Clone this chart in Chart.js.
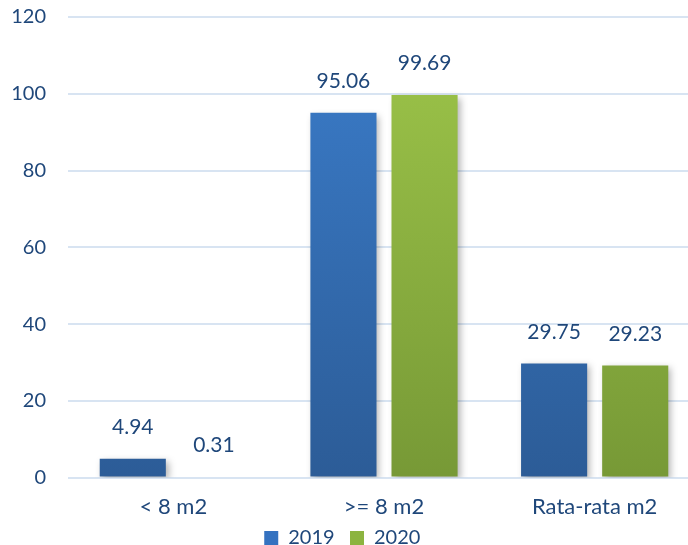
<!DOCTYPE html>
<html>
<head>
<meta charset="utf-8">
<script src="https://cdn.jsdelivr.net/npm/chart.js@4/dist/chart.umd.min.js"></script>
<style>
  html, body { margin: 0; padding: 0; overflow: hidden; background: #fff; }
  #wrap { width: 700px; height: 575px; margin-top: -17px; }
</style>
</head>
<body>
<div id="wrap"><canvas id="chart"></canvas></div>
<script>
// Data
const categories = ['< 8 m2', '>= 8 m2', 'Rata-rata m2'];
const values2019 = [4.94, 95.06, 29.75];
const values2020 = [0.31, 99.69, 29.23];
const yTicks = [0, 20, 40, 60, 80, 100, 120];

const textColor = '#1f477a';

// gradient top -> bottom
function gradient(top, bottom) {
    return function(ctx) {
        const area = ctx.chart.chartArea;
        if (!area) return top;
        const g = ctx.chart.ctx.createLinearGradient(0, area.top, 0, area.bottom);
        g.addColorStop(0, top);
        g.addColorStop(1, bottom);
        return g;
    };
}

// shadow on bars + value labels
const barExtras = {
    id: 'barExtras',
    beforeDatasetsDraw(chart) {
        const ctx = chart.ctx;
        ctx.save();
        ctx.shadowColor = 'rgba(0,0,0,0.3)';
        ctx.shadowBlur = 7;
        ctx.shadowOffsetX = 3;
        ctx.shadowOffsetY = 3;
    },
    afterDatasetsDraw(chart) {
        const ctx = chart.ctx;
        ctx.restore();
        ctx.save();
        ctx.font = '21px Lato';
        ctx.fillStyle = textColor;
        ctx.textAlign = 'center';
        ctx.textBaseline = 'bottom';
        chart.data.datasets.forEach((ds, i) => {
            chart.getDatasetMeta(i).data.forEach((bar, j) => {
                ctx.fillText(ds.data[j].toFixed(2), bar.x, bar.y - 21);
            });
        });
        ctx.restore();
    }
};

new Chart(document.getElementById('chart'), {
    type: 'bar',
    data: {
        labels: categories,
        datasets: [{
            label: '2019',
            data: values2019,
            backgroundColor: gradient('#3b7dcb', '#2c5c97')
        }, {
            label: '2020',
            data: values2020,
            backgroundColor: gradient('#9ec64a', '#779936')
        }]
    },
    options: {
        responsive: true,
        maintainAspectRatio: false,
        animation: false,
        categoryPercentage: 0.77,
        barPercentage: 0.815,
        layout: { padding: { top: 0, right: 0, left: 0, bottom: 0 } },
        plugins: {
            tooltip: { enabled: false },
            legend: {
                position: 'bottom',
                labels: {
                    color: textColor,
                    font: { family: 'Lato', size: 20 },
                    boxWidth: 14,
                    boxHeight: 14,
                    padding: 0,
                    generateLabels(chart) {
                        return chart.data.datasets.map((ds, i) => ({
                            text: ds.label + '   ',
                            fillStyle: i === 0 ? '#3472c0' : '#8cb440',
                            strokeStyle: 'transparent',
                            lineWidth: 0,
                            fontColor: textColor,
                            datasetIndex: i
                        }));
                    }
                }
            }
        },
        scales: {
            x: {
                grid: { display: false },
                border: { display: false },
                ticks: { color: textColor, font: { family: 'Lato', size: 22 }, padding: 8 }
            },
            y: {
                min: 0,
                max: 120,
                afterBuildTicks(scale) { scale.ticks = yTicks.map(v => ({ value: v })); },
                afterFit(scale) { scale.width = 68; },
                grid: { color: '#d8e4f2', lineWidth: 2, drawTicks: false },
                border: { display: false },
                ticks: { color: textColor, font: { family: 'Lato', size: 20 }, padding: 22 }
            }
        }
    },
    plugins: [barExtras]
});
</script>
</body>
</html>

━━━━━━━━

#### [WRITTEN TASK]
Omit every picture, then reproduce the rest of the listing exactly.

#### [ANSWER FOR THE TASK]
Clone this chart in Chart.js.
<!DOCTYPE html>
<html>
<head>
<meta charset="utf-8">
<script src="https://cdn.jsdelivr.net/npm/chart.js@4/dist/chart.umd.min.js"></script>
<style>
  html, body { margin: 0; padding: 0; overflow: hidden; background: #fff; }
  #wrap { width: 700px; height: 575px; margin-top: -17px; }
</style>
</head>
<body>
<div id="wrap"><canvas id="chart"></canvas></div>
<script>
// Data
const categories = ['< 8 m2', '>= 8 m2', 'Rata-rata m2'];
const values2019 = [4.94, 95.06, 29.75];
const values2020 = [0.31, 99.69, 29.23];
const yTicks = [0, 20, 40, 60, 80, 100, 120];

const textColor = '#1f477a';

// gradient top -> bottom
function gradient(top, bottom) {
    return function(ctx) {
        const area = ctx.chart.chartArea;
        if (!area) return top;
        const g = ctx.chart.ctx.createLinearGradient(0, area.top, 0, area.bottom);
        g.addColorStop(0, top);
        g.addColorStop(1, bottom);
        return g;
    };
}

// shadow on bars + value labels
const barExtras = {
    id: 'barExtras',
    beforeDatasetsDraw(chart) {
        const ctx = chart.ctx;
        ctx.save();
        ctx.shadowColor = 'rgba(0,0,0,0.3)';
        ctx.shadowBlur = 7;
        ctx.shadowOffsetX = 3;
        ctx.shadowOffsetY = 3;
    },
    afterDatasetsDraw(chart) {
        const ctx = chart.ctx;
        ctx.restore();
        ctx.save();
        ctx.font = '21px Lato';
        ctx.fillStyle = textColor;
        ctx.textAlign = 'center';
        ctx.textBaseline = 'bottom';
        chart.data.datasets.forEach((ds, i) => {
            chart.getDatasetMeta(i).data.forEach((bar, j) => {
                ctx.fillText(ds.data[j].toFixed(2), bar.x, bar.y - 21);
            });
        });
        ctx.restore();
    }
};

new Chart(document.getElementById('chart'), {
    type: 'bar',
    data: {
        labels: categories,
        datasets: [{
            label: '2019',
            data: values2019,
            backgroundColor: gradient('#3b7dcb', '#2c5c97')
        }, {
            label: '2020',
            data: values2020,
            backgroundColor: gradient('#9ec64a', '#779936')
        }]
    },
    options: {
        responsive: true,
        maintainAspectRatio: false,
        animation: false,
        categoryPercentage: 0.77,
        barPercentage: 0.815,
        layout: { padding: { top: 0, right: 0, left: 0, bottom: 0 } },
        plugins: {
            tooltip: { enabled: false },
            legend: {
                position: 'bottom',
                labels: {
                    color: textColor,
                    font: { family: 'Lato', size: 20 },
                    boxWidth: 14,
                    boxHeight: 14,
                    padding: 0,
                    generateLabels(chart) {
                        return chart.data.datasets.map((ds, i) => ({
                            text: ds.label + '   ',
                            fillStyle: i === 0 ? '#3472c0' : '#8cb440',
                            strokeStyle: 'transparent',
                            lineWidth: 0,
                            fontColor: textColor,
                            datasetIndex: i
                        }));
                    }
                }
            }
        },
        scales: {
            x: {
                grid: { display: false },
                border: { display: false },
                ticks: { color: textColor, font: { family: 'Lato', size: 22 }, padding: 8 }
            },
            y: {
                min: 0,
                max: 120,
                afterBuildTicks(scale) { scale.ticks = yTicks.map(v => ({ value: v })); },
                afterFit(scale) { scale.width = 68; },
                grid: { color: '#d8e4f2', lineWidth: 2, drawTicks: false },
                border: { display: false },
                ticks: { color: textColor, font: { family: 'Lato', size: 20 }, padding: 22 }
            }
        }
    },
    plugins: [barExtras]
});
</script>
</body>
</html>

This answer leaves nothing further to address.